Fluffy Vanilla Buttercream
This delicious Fluffy Vanilla Buttercream Frosting is crusting recipe that is perfect for cake decorating! This American Buttercream is similar to our Classic Vanilla Buttercream recipe, however, it has a lighter, fluffier texture due to the shortening in the recipe.
Table of Contents
Fluffy Vanilla Buttercream: A Crusting Recipe
- What is a crusting buttercream? As the name suggests, crusting frostings like this one develop a very thin crust when exposed to air. In as little as 5-10 minutes, a cake frosted in a crusting buttercream can be lightly touched without removing any of the frosting. Beneath that thin layer, the frosting remains soft.
- Many cake decorators love to use the "Viva Paper Towel method" of smoothing when working with crusting buttercreams. Simply frost the cake, sweep around the sides and top with your spatula (or bench scraper) of choice, and then allow it to sit for a few minutes before smoothing over it with a paper towel.
- (Viva brand paper towels are a popular choice for this paper towel method of smoothing because it has no quilting or impressions.)
- You can find more information on this method of smoothing here: Leopard Print Buttercream (using the Viva Paper Towel Method).
Helpful Hints
- This Fluffy Vanilla Buttercream frosting contains both butter and shortening. Because of the shortening, it is slightly more heat resistant than an all-butter frosting recipe, and it is lighter in color than an all-butter buttercream recipe.
- If heat is more of a concern, you could switch to an all shortening (no butter) frosting recipe like this one: High Ratio Frosting. All frostings will melt if the weather is hot enough, but shortening certainly is more resistant than butter.
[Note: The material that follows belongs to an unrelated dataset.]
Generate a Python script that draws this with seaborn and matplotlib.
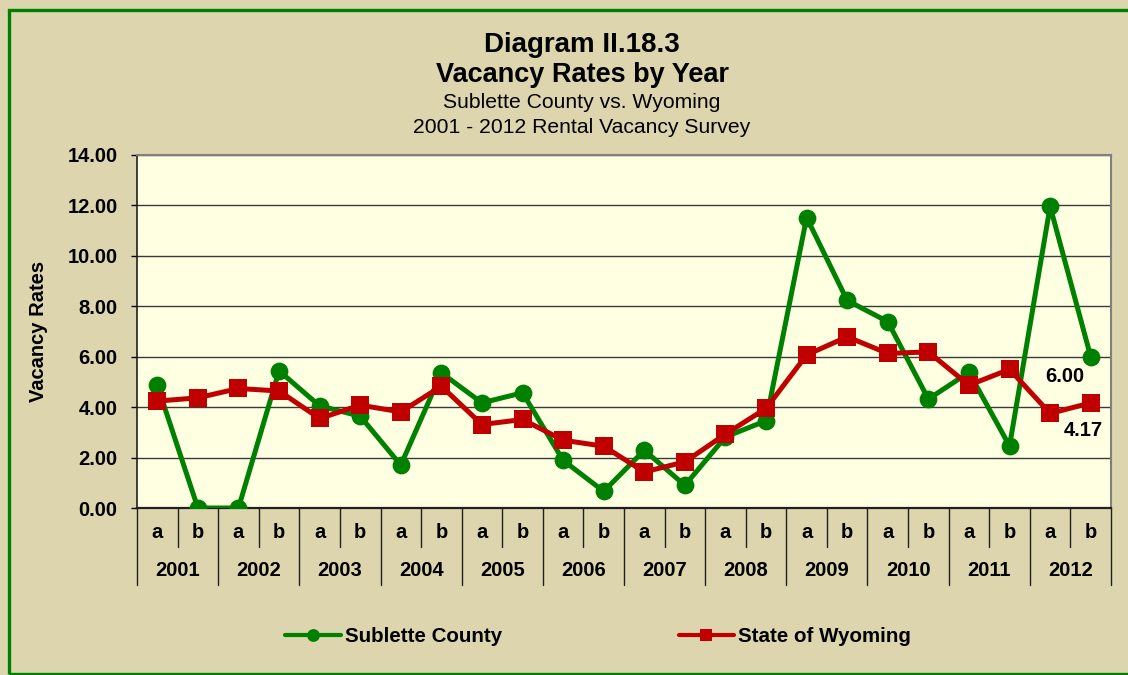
import numpy as np
import pandas as pd
import matplotlib
matplotlib.use("Agg")
import matplotlib.pyplot as plt
import matplotlib.transforms as mtransforms
from matplotlib.patches import Rectangle
import seaborn as sns

# Survey periods: two surveys (a, b) per year
years = ["2001", "2002", "2003", "2004", "2005", "2006",
         "2007", "2008", "2009", "2010", "2011", "2012"]
halves = ["a", "b"]

sublette = [4.87, 0.00, 0.00, 5.44, 4.05, 3.64, 1.70, 5.36, 4.17, 4.57, 1.89, 0.66,
            2.29, 0.90, 2.82, 3.46, 11.52, 8.23, 7.39, 4.32, 5.38, 2.46, 11.96, 6.00]
wyoming = [4.24, 4.37, 4.74, 4.64, 3.55, 4.08, 3.81, 4.83, 3.31, 3.51, 2.69, 2.45,
           1.43, 1.83, 2.93, 3.95, 6.07, 6.79, 6.13, 6.19, 4.87, 5.50, 3.75, 4.17]

series_names = ["Sublette County", "State of Wyoming"]

BG = "#DDD5AE"
PLOT_BG = "#FFFFE1"
GREEN = "#008000"
RED = "#C00000"

sns.set_theme(style="white")
plt.rcParams["font.family"] = ["Liberation Sans", "DejaVu Sans"]
plt.rcParams.update({"text.color": "black", "axes.labelcolor": "black",
                     "xtick.color": "black", "ytick.color": "black"})

W, H = 1128, 675
fig = plt.figure(figsize=(W / 100, H / 100), dpi=100, facecolor=BG)

def fx(px):
    return px / W

def fy(py):
    return 1 - py / H

ax = fig.add_axes([fx(137), fy(508), fx(1111) - fx(137), fy(155) - fy(508)])
ax.set_facecolor(PLOT_BG)

n = len(sublette)
idx = np.arange(n)
df = pd.DataFrame({
    "idx": np.concatenate([idx, idx]),
    "rate": sublette + wyoming,
    "series": [series_names[0]] * n + [series_names[1]] * n,
})

sns.lineplot(data=df, x="idx", y="rate", hue="series", style="series",
             hue_order=series_names, style_order=series_names,
             palette={series_names[0]: GREEN, series_names[1]: RED},
             markers={series_names[0]: "o", series_names[1]: "s"},
             dashes=False, linewidth=3.6, markersize=12.8,
             markeredgewidth=0, ax=ax, zorder=3, legend=True)

ax.set_xlim(-0.5, n - 0.5)
ax.set_ylim(0, 14)
ax.set_yticks(np.arange(0, 15, 2))
ax.set_yticklabels([f"{v:.2f}" for v in np.arange(0, 15, 2)],
                   fontsize=14.5, fontweight="bold", color="black")
ax.tick_params(axis="y", direction="out", length=4, width=1, color="black",
               left=True, pad=10)
ax.set_xticks([])
ax.set_xlabel("")
ax.set_ylabel("Vacancy Rates", fontsize=14.5, fontweight="bold",
              color="black", labelpad=14)

ax.grid(False)
ax.yaxis.grid(True, color="#3A3A3A", linewidth=1.0)
ax.set_axisbelow(True)
for side in ["top", "right"]:
    ax.spines[side].set_color("#808080")
    ax.spines[side].set_linewidth(1.5)
ax.spines["left"].set_color("#202020")
ax.spines["left"].set_linewidth(1.2)
ax.spines["bottom"].set_color("#202020")
ax.spines["bottom"].set_linewidth(1.6)

# Two-level category axis: a/b row and year row with separators
trans = mtransforms.blended_transform_factory(ax.transData, ax.transAxes)
ax_h_px = 508 - 155
short_drop = -39 / ax_h_px
long_drop = -77 / ax_h_px
for k in range(n + 1):
    x = k - 0.5
    drop = long_drop if k % 2 == 0 else short_drop
    ax.plot([x, x], [0, drop], transform=trans, color="#202020",
            linewidth=1.0, clip_on=False)
for i in range(n):
    ax.text(i, -25 / ax_h_px, halves[i % 2], transform=trans, ha="center",
            va="center", fontsize=14.5, fontweight="bold")
for j, yr in enumerate(years):
    ax.text(2 * j + 0.5, -63 / ax_h_px, yr, transform=trans, ha="center",
            va="center", fontsize=14.5, fontweight="bold")

# Value labels on the last survey point
last = n - 1
ax.annotate(f"{sublette[last]:.2f}", (last, sublette[last]),
            xytext=(-19, -14), textcoords="offset points", ha="center",
            va="center", fontsize=14.5, fontweight="bold")
ax.annotate(f"{wyoming[last]:.2f}", (last, wyoming[last]),
            xytext=(-5, -20), textcoords="offset points", ha="center",
            va="center", fontsize=14.5, fontweight="bold")

# Legend below the chart
handles, labels = ax.get_legend_handles_labels()
ax.legend_.remove()
for h in handles:
    h.set_linewidth(3.0)
leg = fig.legend(handles, labels, loc="center", ncol=2,
                 bbox_to_anchor=(fx(598), fy(637)), frameon=False,
                 markerscale=0.72, handlelength=2.7, handletextpad=0.2,
                 columnspacing=8.6, prop={"size": 14.8, "weight": "bold"})

# Titles
cx = fx(582)
fig.text(cx, fy(52), "Diagram II.18.3", ha="center", va="baseline",
         fontsize=20, fontweight="bold")
fig.text(cx, fy(82), "Vacancy Rates by Year", ha="center", va="baseline",
         fontsize=19.5, fontweight="bold")
fig.text(cx, fy(108), "Sublette County vs. Wyoming", ha="center",
         va="baseline", fontsize=15.2)
fig.text(cx, fy(133), "2001 - 2012 Rental Vacancy Survey", ha="center",
         va="baseline", fontsize=15.2)

# Green frame around the chart area
fig.patches.append(Rectangle((fx(8.5), fy(673.5)), 1.2, fy(9.5) - fy(673.5),
                             transform=fig.transFigure, fill=False,
                             edgecolor=GREEN, linewidth=2.4, zorder=0))

fig.savefig("out.png", dpi=100, facecolor=BG)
- If you are looking for a crusting frosting that does not contain any shortening, we love our Classic Vanilla Buttercream recipe also. You can find it here!: Classic Vanilla Buttercream.
- We often use clear vanilla in our buttercream frosting recipes because real vanilla gives vanilla buttercream more of an off-white or ivory color. However, this may not bother you! It simply comes down to personal preference or the design of your cake.
Does Brand of Confectioners Sugar Matter?
** Important note about the sugar: We’ve had great results with Domino’s confectioners sugar and US Sugar (we buy ours from Costco). Some brands of confectioners sugar don’t work as well with buttercream frosting recipes. If a package doesn’t say pure cane sugar, it contains beet sugar which is more likely to give you a grainy outcome.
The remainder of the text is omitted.